Everything is Illuminated is a brave, capsizing tsunami of a book, plunging author and reader into an ocean of writing. The novel reads like a dance and resonates like a prayer, with even the typography weaving visual steps along a path that resists linear exploration. The reader is drawn into this dance, the leap from one chapter to the next demanding an agility of concentration that grabs hold and doesn’t let go. The narrative meanders, (much like the chapter headings) and traverses cultures, family history and time.
Jonathan Safran Foer sails above conventional notions of grammar. He breaks the laws that govern vocabulary and punctuation but leaves spelling intact. Carefully constructed anarchy teases the reader into the car with the three men and the dog. It’s a comic seduction, yet throughout the novel there is a sense of unease, the anticipation of pain and loss, the dread of great suffering beneath the laughter, like the body of a drowned horse beneath the waters of the river Brod. The poignancy of the journey is conveyed with subtlety; the disparity between the experiences of generations highlighted by Alexander’s bewilderment at his grandfather’s tears, his incredulity at the notion that Ukrainians might have been barbaric in their treatment of Jews. But his grandfather knows, and his remorse is witnessed through the confused, idiosyncratic eyes of his grandson. Alexander’s lack of awareness becomes ours, if we fail to bear witness to the atrocities that proliferate in our own time.
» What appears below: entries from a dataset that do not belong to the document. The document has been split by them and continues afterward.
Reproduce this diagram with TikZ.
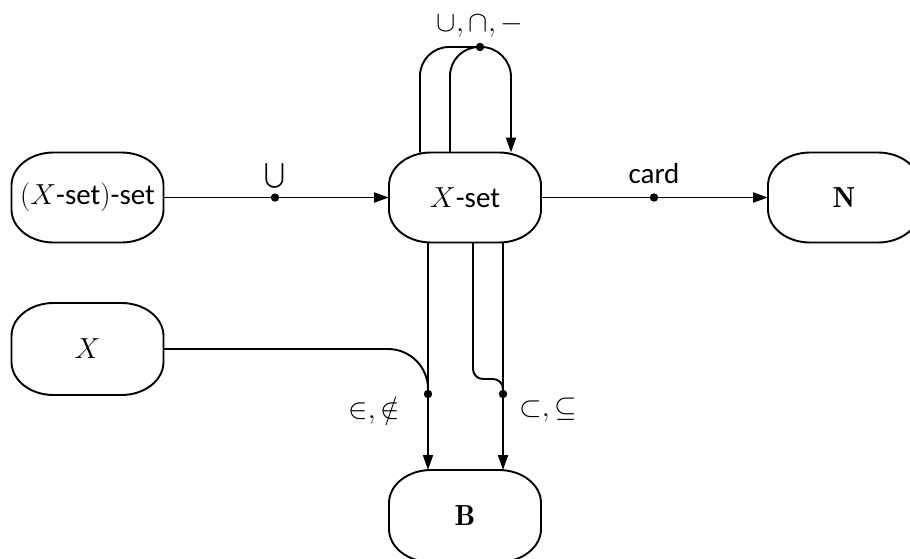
\RequirePackage{fix-cm}
\documentclass[tikz,border=0pt]{standalone}
\usepackage{exscale}
\usepackage{fontspec}
\setsansfont{Carlito}
\usetikzlibrary{arrows.meta,calc}
\newcommand\blobline[1]{%
  \draw[boxline] ([xshift=42pt]#1.north west) -- ([xshift=-42pt]#1.north east)
    arc[start angle=90,end angle=0,x radius=42pt,y radius=33pt]
    -- ([yshift=33pt]#1.south east)
    arc[start angle=0,end angle=-90,x radius=42pt,y radius=33pt]
    -- ([xshift=42pt]#1.south west)
    arc[start angle=270,end angle=180,x radius=42pt,y radius=33pt]
    -- ([yshift=-33pt]#1.north west)
    arc[start angle=180,end angle=90,x radius=42pt,y radius=33pt] -- cycle;}
\tikzset{
  box/.style={draw=none,inner sep=0pt,outer sep=0pt,minimum width=152pt,minimum height=90pt,
    font=\fontsize{29}{34}\selectfont\sffamily},
  boxline/.style={line width=1.9pt},
  conn/.style={line width=1.9pt},
  arr/.style={line width=1.9pt,-{Triangle[length=15pt,width=10pt]}},
  lbl/.style={font=\fontsize{29}{34}\selectfont\sffamily,inner sep=0pt},
  dot/.style={fill=black}
}
\begin{document}
\begin{tikzpicture}[x=1pt,y=1pt]
\useasboundingbox (0,0) rectangle (910,-558);
\node[box] (xss) at (87.5,-197.5) {$(X$-set$)$-set};
\node[box] (xs) at (465,-197.5) {$X$-set};
\node[box] (n) at (844,-197.5) {$\mathbf{N}$};
\node[box,minimum height=92pt] (x) at (87.5,-349) {$X$};
\node[box,minimum height=92pt] (b) at (465,-516) {$\mathbf{B}$};
\blobline{xss}\blobline{xs}\blobline{n}\blobline{x}\blobline{b}
% union
\coordinate (d1) at (275,-197.5);
\draw[arr] (xss.east) -- (xs.west);
\fill[dot] (d1) circle (4.2pt);
\node[lbl] (l1) at (275,-176) {$\bigcup$};
% card
\coordinate (d2) at (654,-197.5);
\draw[arr] (xs.east) -- (n.west);
\fill[dot] (d2) circle (4.2pt);
\node[lbl] (l2) at (654,-174) {card};
% loop
\coordinate (d3) at (480,-47);
\draw[conn,rounded corners=29pt] ([xshift=-45pt]xs.north) |- (d3);
\draw[conn,rounded corners=29pt] ([xshift=-15pt]xs.north) |- (d3);
\draw[arr,rounded corners=30pt] (d3) -| ([xshift=46pt]xs.north);
\fill[dot] (d3) circle (4.2pt);
\node[lbl] (l3) at (480,-26) {$\cup,\cap,-$};
% bottom
\coordinate (dL) at (428,-394);
\coordinate (dR) at (503,-394);
\draw[arr] ([xshift=-37pt]xs.south) -- ([xshift=-37pt]b.north);
\draw[arr] ([xshift=38pt]xs.south) -- ([xshift=38pt]b.north);
\draw[conn,rounded corners=40pt] (x.east) -| (dL);
\draw[conn,rounded corners=10pt] ([xshift=8pt]xs.south) -- (473,-379) -| (dR);
\fill[dot] (dL) circle (4.2pt);
\fill[dot] (dR) circle (4.2pt);
\node[lbl,anchor=east] (l4) at (400,-410) {$\in,\notin$};
\node[lbl,anchor=west] (l5) at (519,-410) {$\subset,\subseteq$};
\end{tikzpicture}
\end{document}
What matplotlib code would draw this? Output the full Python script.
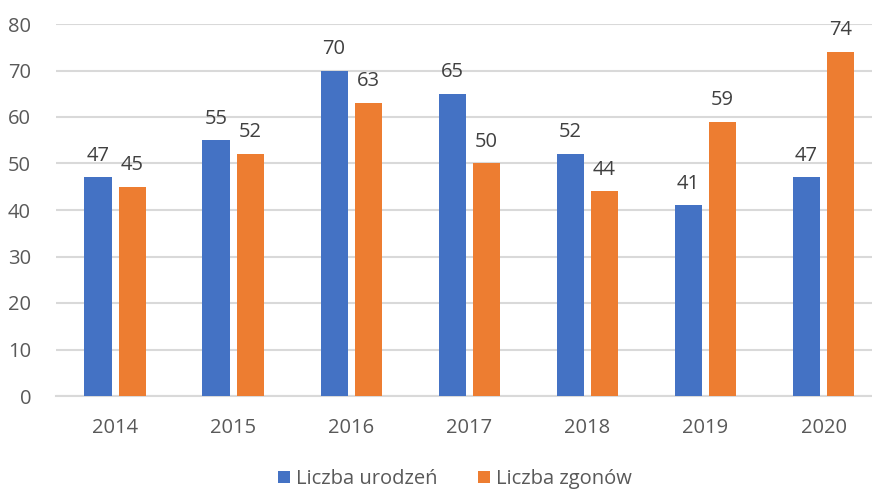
import numpy as np
import matplotlib.pyplot as plt

years = ['2014', '2015', '2016', '2017', '2018', '2019', '2020']
urodzenia = [47, 55, 70, 65, 52, 41, 47]
zgony = [45, 52, 63, 50, 44, 59, 74]

plt.rcParams['font.family'] = ['Open Sans', 'DejaVu Sans']
fs = 14.5

fig = plt.figure(figsize=(8.72, 4.91), dpi=100)
ax = fig.add_axes([56/872, 1-396/491, 1-56/872, (396-24)/491])

x = np.arange(len(years))
w = 0.23
b1 = ax.bar(x - 0.145, urodzenia, w, color='#4472C4', label='Liczba urodzeń', zorder=3)
b2 = ax.bar(x + 0.145, zgony, w, color='#ED7D31', label='Liczba zgonów', zorder=3)

for bars in (b1, b2):
    for r in bars:
        ax.text(r.get_x() + r.get_width()/2, r.get_height() + 3.6, str(int(r.get_height())),
                ha='center', va='baseline', fontsize=fs, color='#404040')

ax.set_ylim(0, 80)
ax.set_xlim(-0.5, 6.41)
ax.set_yticks(range(0, 81, 10))
ax.set_xticks(x)
ax.set_xticklabels(years)
ax.tick_params(axis='both', length=0, labelsize=fs, labelcolor='#595959')
ax.tick_params(axis='x', pad=16)
ax.tick_params(axis='y', pad=18)
ax.grid(axis='y', color='#D9D9D9', linewidth=1.5, zorder=0)
for s in ['top', 'right', 'left']:
    ax.spines[s].set_visible(False)
ax.spines['bottom'].set_color('#D9D9D9')
ax.spines['bottom'].set_linewidth(1.5)

leg = fig.legend(handles=[b1, b2], loc='center', bbox_to_anchor=(455/872, 1-479/491),
                 ncol=2, frameon=False, fontsize=fs, handlelength=0.6, handleheight=0.6,
                 handletextpad=0.3, columnspacing=2.0)
for t in leg.get_texts():
    t.set_color('#595959')

fig.savefig('out.png', dpi=100)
Many of my own notions about writing were called into question after I’d read this book. It made me want to waken that magical child in myself, the child that weaves her way along a path that is filled with marvelous distractions and curiosities, who perceives the mundane with wonderment and reverence. The novel encourages me to discover my own incandescence and to trust that the creative process will always offer something innovative and fresh, no matter how often a thing has been visited and explored. Everything is Illuminated turns fiction into a great adventure.